(1991; French) People are starving and drawing straws to see who survives the rampant cannibalism; beans and kernels of corn have become currency. In this foggy, spooky, Darwinian world, the strongest and most ruthless have dominion over the weaklings. The surfacers (carnivores) are at war with the troglodytes (vegetarians), an underground organization who navigate the sewers.
In a ramshackle tenement building, Mr Clapet the butcher (Jean-Claude Dreyfus) has a delicatessen shop on the bottom floor and rents out the flats. His daughter Julie (Marie-Laure Dougnac) despises him for what he does, luring new tenants into his building to make meat rations, in the manner of Sweeney Todd, for the others, keeping them in his thrall.
Innocently answering a newspaper ad for a maintenance man, Mr Louison (Dominique Pinon) arrives; though the newcomer lacks the bulk the butcher hoped for, he lets Louison have the job and a room. But when the repairs are completed, Louison will become lean cuisine.
Rhythm and humor - bedsprings squeaking in concert with a bicycle pump exhaling, a metronome ticking to a cello's bowing, a carpet being beaten, a paint roller swiping across a ceiling with increasing tempo to climax - accompany director Jean-Pierre Jeunet's otherworldly melody of weird comedy (reminiscent of King of Hearts but more offbeat) punctuated with murderous percussion.

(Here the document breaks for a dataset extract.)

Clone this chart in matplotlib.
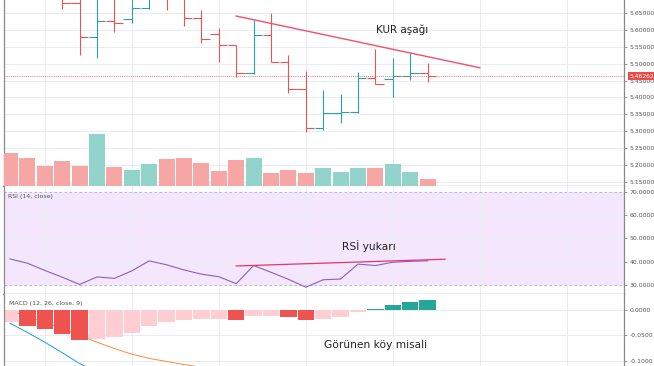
import matplotlib
matplotlib.use("Agg")
import matplotlib.pyplot as plt
from matplotlib.ticker import FixedLocator, FuncFormatter

# ---------------- data ----------------
bars = list(range(25))
opens  = [5.76, 5.74, 5.73, 5.71, 5.679, 5.578, 5.627, 5.631, 5.664, 5.71,
          5.695, 5.634, 5.588, 5.555, 5.472, 5.585, 5.504, 5.424, 5.309, 5.355,
          5.358, 5.457, 5.454, 5.463, 5.473]
highs  = [5.79, 5.77, 5.76, 5.73, 5.71, 5.70, 5.70, 5.70, 5.72, 5.73,
          5.71, 5.659, 5.605, 5.555, 5.629, 5.649, 5.526, 5.478, 5.422, 5.409,
          5.476, 5.543, 5.516, 5.531, 5.501]
lows   = [5.72, 5.71, 5.70, 5.662, 5.526, 5.516, 5.595, 5.619, 5.663, 5.659,
          5.612, 5.562, 5.504, 5.462, 5.469, 5.504, 5.412, 5.299, 5.304, 5.324,
          5.355, 5.439, 5.402, 5.452, 5.447]
closes = [5.73, 5.72, 5.71, 5.679, 5.578, 5.627, 5.619, 5.664, 5.70, 5.695,
          5.634, 5.572, 5.555, 5.472, 5.585, 5.504, 5.424, 5.309, 5.355, 5.358,
          5.457, 5.440, 5.463, 5.473, 5.46262]
volume = [32700, 27700, 20000, 25000, 20300, 52000, 19300, 15700, 22300, 26700,
          28300, 22700, 14700, 25700, 27700, 13300, 16000, 13300, 18300, 14300,
          18300, 18300, 21700, 14300, 6700]
last_price = 5.46262

rsi = [41.2, 39.4, 36.3, 33.4, 30.3, 33.5, 32.9, 36.1, 40.4, 38.7,
       36.5, 34.7, 33.6, 30.6, 38.4, 35.5, 32.5, 29.1, 32.3, 32.6,
       39.0, 38.4, 39.8, 40.2, 40.4]

macd_hist = [-0.0247, -0.031, -0.038, -0.048, -0.0587, -0.0573, -0.052, -0.0446, -0.031, -0.0247,
             -0.020, -0.0177, -0.0175, -0.020, -0.0125, -0.0125, -0.0138, -0.020, -0.019, -0.015,
             -0.0054, 0.0006, 0.0087, 0.015, 0.018]
macd_line = [-0.0265, -0.044, -0.063, -0.083, -0.104, -0.120, -0.133, -0.142, -0.146, -0.149,
             -0.150, -0.151, -0.152, -0.155, -0.153, -0.155, -0.160, -0.166, -0.165, -0.162,
             -0.152, -0.146, -0.138, -0.131, -0.125]
signal_line = [-0.002, -0.013, -0.025, -0.036, -0.049, -0.063, -0.075, -0.086, -0.094, -0.100,
               -0.106, -0.111, -0.116, -0.121, -0.125, -0.129, -0.132, -0.136, -0.140, -0.143,
               -0.145, -0.146, -0.146, -0.145, -0.142]

price_trend_x = [13, 27]
price_trend_y = [5.641, 5.488]
rsi_trend_x = [13, 25]
rsi_trend_y = [38.2, 41.1]

price_ticks = [5.15, 5.20, 5.25, 5.30, 5.35, 5.40, 5.45, 5.50, 5.55, 5.60, 5.65]
rsi_ticks = [30, 40, 50, 60, 70]
macd_ticks = [-0.10, -0.05, 0.0]
vgrid = [2, 7, 12, 17, 22, 27, 32]

# ---------------- style ----------------
UP, DOWN = '#26a69a', '#ef5350'
VOL_UP, VOL_DOWN = '#92d3cc', '#f5a6a5'
GRID = '#e9edf3'
AXC = '#8a8a8a'
LBL = '#555555'
plt.rcParams['font.family'] = ['DejaVu Sans']

fig = plt.figure(figsize=(6.54, 3.66), dpi=100)
L = 3.5 / 654
Wd = (624 - 3.5) / 654
rect_p = [L, 180 / 366, Wd, 186 / 366]
ax_p = fig.add_axes(rect_p)
ax_v = fig.add_axes(rect_p, sharex=ax_p)
ax_r = fig.add_axes([L, 72.5 / 366, Wd, 107.5 / 366], sharex=ax_p)
ax_m = fig.add_axes([L, 0, Wd, 72.5 / 366], sharex=ax_p)

xlim = (-0.374, 35.29)


def style_axis(ax, ticks, fmt, ylim):
    ax.set_xlim(*xlim)
    ax.set_ylim(*ylim)
    ax.xaxis.set_major_locator(FixedLocator(vgrid))
    ax.tick_params(axis='x', length=0, labelbottom=False)
    ax.yaxis.tick_right()
    ax.yaxis.set_major_locator(FixedLocator(ticks))
    ax.yaxis.set_major_formatter(FuncFormatter(lambda v, p: fmt.format(v)))
    ax.tick_params(axis='y', length=2.5, width=0.6, color=AXC, labelsize=4.4,
                   labelcolor=LBL, pad=1.5)
    ax.grid(True, color=GRID, lw=0.7)
    ax.set_axisbelow(True)
    for s in ['left', 'right', 'bottom']:
        ax.spines[s].set_color(AXC)
        ax.spines[s].set_linewidth(0.9)
    ax.spines['top'].set_visible(False)


# ---------------- price pane ----------------
style_axis(ax_p, price_ticks, '{:.5f}', (5.1380, 5.6885))
cols = [UP if c >= o else DOWN for o, c in zip(opens, closes)]
ax_p.vlines(bars, lows, highs, colors=cols, lw=0.8)
ax_p.hlines(opens, [b - 0.48 for b in bars], bars, colors=cols, lw=0.8)
ax_p.hlines(closes, bars, [b + 0.48 for b in bars], colors=cols, lw=0.8)
ax_p.axhline(last_price, color=DOWN, lw=0.7, ls=(0, (1, 1.2)), alpha=0.8)
ax_p.plot(price_trend_x, price_trend_y, color='#f0506a', lw=1.0)
ax_p.text(22.56, 5.601, 'KUR aşağı', fontsize=7.5, color='#222222',
          ha='center', va='center')
ax_p.annotate(f'{last_price:.5f}', xy=(1.0, last_price),
              xycoords=('axes fraction', 'data'), xytext=(13.0, 0),
              textcoords='offset points', ha='center', va='center',
              fontsize=4.3, color='white', annotation_clip=False,
              bbox=dict(boxstyle='square,pad=0.25', fc='#ef4a4a', ec='none'))

# volume overlay
vcols = [VOL_UP if c >= o else VOL_DOWN for o, c in zip(opens, closes)]
ax_v.bar(bars, volume, width=0.92, color=vcols)
ax_v.set_ylim(0, 186000)
ax_v.set_xlim(*xlim)
ax_v.patch.set_alpha(0)
ax_v.axis('off')

# ---------------- RSI pane ----------------
style_axis(ax_r, rsi_ticks, '{:.4f}', (26.4, 72.5))
ax_r.axhspan(30, 70, color='#f3e6fd', zorder=0)
ax_r.axhline(70, color='#b8b0c0', lw=0.6, ls=(0, (3, 3)))
ax_r.axhline(30, color='#b8b0c0', lw=0.6, ls=(0, (3, 3)))
ax_r.plot(bars, rsi, color='#8e5cc4', lw=0.8)
ax_r.plot(rsi_trend_x, rsi_trend_y, color='#e9326e', lw=0.9)
ax_r.text(20.65, 46.85, 'RSİ yukarı', fontsize=7.7, color='#222222',
          ha='center', va='center')
ax_r.text(0.008, 0.90, 'RSI (14, close)', transform=ax_r.transAxes,
          fontsize=4.5, color=LBL, ha='left', va='center')

# ---------------- MACD pane ----------------
style_axis(ax_m, macd_ticks, '{:.4f}', (-0.1087, 0.0308))
ax_m.spines['bottom'].set_visible(False)
hcols = []
for i, h in enumerate(macd_hist):
    prev = macd_hist[i - 1] if i > 0 else h
    if h >= 0:
        hcols.append('#26a69a' if h >= prev else '#b2dfdb')
    else:
        hcols.append('#ef5350' if h < prev else '#ffcdd2')
ax_m.plot(bars, macd_line, color='#2196f3', lw=0.7, zorder=1)
ax_m.plot(bars, signal_line, color='#ff8a3d', lw=0.7, zorder=1)
ax_m.bar(bars, macd_hist, width=0.95, color=hcols, zorder=2)
ax_m.text(21.0, -0.0675, 'Görünen köy misali', fontsize=7.7, color='#222222',
          ha='center', va='center')
ax_m.text(0.009, 0.865, 'MACD (12, 26, close, 9)', transform=ax_m.transAxes,
          fontsize=4.5, color=LBL, ha='left', va='center')

fig.savefig('out.png', dpi=100)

The postman (who lusts for the butcher's daughter) brings a parcel of sweet treats (a precious present for Julie from her father, desiring her favor and forgiveness), which nearly falls into the hands of tenants scrambling after the package as the postman tumbles down the stairwell when a loose step gives way, rescued by the agile Louison, formerly a clown in an act - Stan and Dr Livingstone - with a chimp, since deceased and devoured.
For his selfless act of gallantry, Julie invites the pinch-faced fellow to her room for tea to share the cookies; but in wanting to put on her best face, she removes her glasses, resulting in mishaps. The tea she serves him is a soporific, so that he won't respond to screams at night in the stairwell, while she suffers from surreal nightmares. Together they make music, she on cello and he with a musical saw; he displays skill hurling his Australian blade.

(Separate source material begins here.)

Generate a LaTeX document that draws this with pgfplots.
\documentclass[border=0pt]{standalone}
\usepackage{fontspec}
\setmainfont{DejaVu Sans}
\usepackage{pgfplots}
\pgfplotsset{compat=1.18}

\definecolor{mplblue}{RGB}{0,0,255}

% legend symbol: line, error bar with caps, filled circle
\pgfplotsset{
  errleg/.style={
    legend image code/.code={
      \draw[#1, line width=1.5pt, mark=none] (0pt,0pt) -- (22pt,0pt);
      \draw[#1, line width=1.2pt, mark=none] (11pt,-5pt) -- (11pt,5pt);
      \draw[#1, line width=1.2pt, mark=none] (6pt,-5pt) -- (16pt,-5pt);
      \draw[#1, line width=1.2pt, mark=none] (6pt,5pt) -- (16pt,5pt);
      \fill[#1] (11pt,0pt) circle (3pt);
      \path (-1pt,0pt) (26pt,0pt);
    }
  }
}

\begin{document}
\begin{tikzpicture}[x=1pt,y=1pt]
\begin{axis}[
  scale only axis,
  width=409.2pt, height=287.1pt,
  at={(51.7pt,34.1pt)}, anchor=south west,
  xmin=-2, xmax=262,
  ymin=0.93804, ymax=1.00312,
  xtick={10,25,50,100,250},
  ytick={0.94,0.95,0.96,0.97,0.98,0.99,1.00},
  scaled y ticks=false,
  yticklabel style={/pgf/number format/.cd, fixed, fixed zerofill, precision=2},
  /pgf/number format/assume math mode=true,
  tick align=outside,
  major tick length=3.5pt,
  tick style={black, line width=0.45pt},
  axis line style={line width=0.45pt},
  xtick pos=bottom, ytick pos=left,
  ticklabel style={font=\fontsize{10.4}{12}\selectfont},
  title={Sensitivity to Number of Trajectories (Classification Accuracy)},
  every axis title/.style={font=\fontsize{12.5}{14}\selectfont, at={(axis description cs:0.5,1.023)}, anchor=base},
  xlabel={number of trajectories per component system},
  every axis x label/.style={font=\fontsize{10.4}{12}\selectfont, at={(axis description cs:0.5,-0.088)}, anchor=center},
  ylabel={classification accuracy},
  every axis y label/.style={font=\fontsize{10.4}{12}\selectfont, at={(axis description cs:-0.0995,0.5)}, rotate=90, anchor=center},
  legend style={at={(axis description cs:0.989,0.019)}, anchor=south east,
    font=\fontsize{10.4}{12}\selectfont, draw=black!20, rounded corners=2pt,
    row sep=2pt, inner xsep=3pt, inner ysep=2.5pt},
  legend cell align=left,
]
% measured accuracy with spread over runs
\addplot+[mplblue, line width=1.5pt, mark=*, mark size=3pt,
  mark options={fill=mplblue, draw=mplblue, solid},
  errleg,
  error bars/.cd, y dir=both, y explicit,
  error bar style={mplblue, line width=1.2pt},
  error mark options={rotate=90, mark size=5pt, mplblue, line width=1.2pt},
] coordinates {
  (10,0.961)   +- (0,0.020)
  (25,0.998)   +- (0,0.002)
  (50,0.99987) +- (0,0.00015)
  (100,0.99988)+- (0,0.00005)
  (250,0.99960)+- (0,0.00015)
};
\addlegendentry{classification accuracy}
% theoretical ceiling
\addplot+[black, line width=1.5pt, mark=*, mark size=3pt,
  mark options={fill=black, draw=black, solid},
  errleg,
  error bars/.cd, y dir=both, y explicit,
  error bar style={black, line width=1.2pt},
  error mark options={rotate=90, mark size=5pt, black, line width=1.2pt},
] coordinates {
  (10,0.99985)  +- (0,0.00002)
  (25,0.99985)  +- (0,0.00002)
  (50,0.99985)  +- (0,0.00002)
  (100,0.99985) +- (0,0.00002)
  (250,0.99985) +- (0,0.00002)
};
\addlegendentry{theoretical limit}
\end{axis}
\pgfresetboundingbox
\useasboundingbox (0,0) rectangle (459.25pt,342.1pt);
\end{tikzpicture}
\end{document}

The other roomers include Aurore, unhappily married to Robert (an interlitigator), who hears voices leading her to devise Rube Goldberg methods of unsuccessful suicide; Robert, who lusts after Aurore, and his sneaky business partner; a couple who have a pair of guttersnipe brats and a granny; a man raising frogs and snails inside his wet, slimy room for personal consumption; and the buxom Miss Plusse (Karin Viard), the butcher's mistress.

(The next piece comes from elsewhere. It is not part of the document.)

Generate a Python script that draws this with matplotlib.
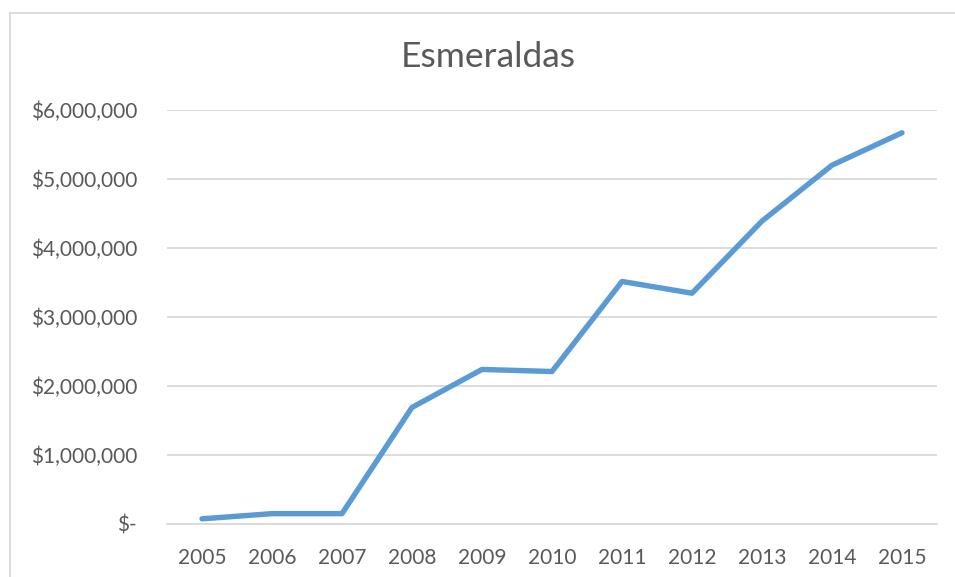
import matplotlib
matplotlib.use("Agg")
import matplotlib.pyplot as plt
from matplotlib.lines import Line2D
from matplotlib.ticker import FuncFormatter

years = ["2005", "2006", "2007", "2008", "2009", "2010",
         "2011", "2012", "2013", "2014", "2015"]
values = [75000, 150000, 150000, 1690000, 2240000, 2210000,
          3515000, 3345000, 4390000, 5200000, 5670000]
y_ticks = [0, 1000000, 2000000, 3000000, 4000000, 5000000, 6000000]

LINE = "#5b9bd5"
TEXT = "#595959"
GRID = "#d9d9d9"

plt.rcParams["font.family"] = ["Lato", "DejaVu Sans"]

W, H = 955, 577
fig = plt.figure(figsize=(W / 100, H / 100), dpi=100)
ax = fig.add_axes([167 / W, 1 - 524 / H, (937 - 167) / W, (524 - 110) / H])

x = list(range(len(years)))
ax.plot(x, values, color=LINE, linewidth=3.9, solid_capstyle="round",
        solid_joinstyle="round", zorder=3)

ax.set_xlim(-0.5, len(years) - 0.5)
ax.set_ylim(0, 6000000)
ax.set_yticks(y_ticks)
ax.yaxis.set_major_formatter(
    FuncFormatter(lambda v, p: "$-" if v == 0 else f"${v:,.0f}"))
ax.set_xticks(x)
ax.set_xticklabels(years)
ax.grid(True, axis="y", color=GRID, linewidth=1.3, zorder=0)
for s in ("top", "right", "left"):
    ax.spines[s].set_visible(False)
ax.spines["bottom"].set_color(GRID)
ax.spines["bottom"].set_linewidth(1.3)
ax.tick_params(length=0, colors=TEXT, labelsize=15)
ax.tick_params(axis="y", pad=21.5)
ax.tick_params(axis="x", pad=17)

fig.text(488 / W, 1 - 57 / H, "Esmeraldas", ha="center", va="center",
         fontsize=25.5, color=TEXT)

# outer chart border (clipped by the image on the right and bottom)
fig.add_artist(Line2D([9.5 / W, 9.5 / W], [0, 1 - 12.5 / H],
                      transform=fig.transFigure, color=GRID, linewidth=1.3))
fig.add_artist(Line2D([9.5 / W, 1], [1 - 12.5 / H, 1 - 12.5 / H],
                      transform=fig.transFigure, color=GRID, linewidth=1.3))

fig.savefig("out.png", dpi=100)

"Let him go," Julie begs her father, who scoffs at her sentimentality, previously expressed on behalf of the others as well: everyone's hungry. Taking a sample of her father's corn kernels, Julie enters a manhole to contact the Troglogs, inducing them into a pact to kidnap Louison in exchange for more corn.
What appears to be evil is either a result of extenuating circumstances or of ignorance of one's wrongdoing, the gentle-hearted clown says to Julie in a generous apologia for her father's butchery. "Scout to Sauce Master," communicates a Trog back to his command center: "Artichoke heart is in danger."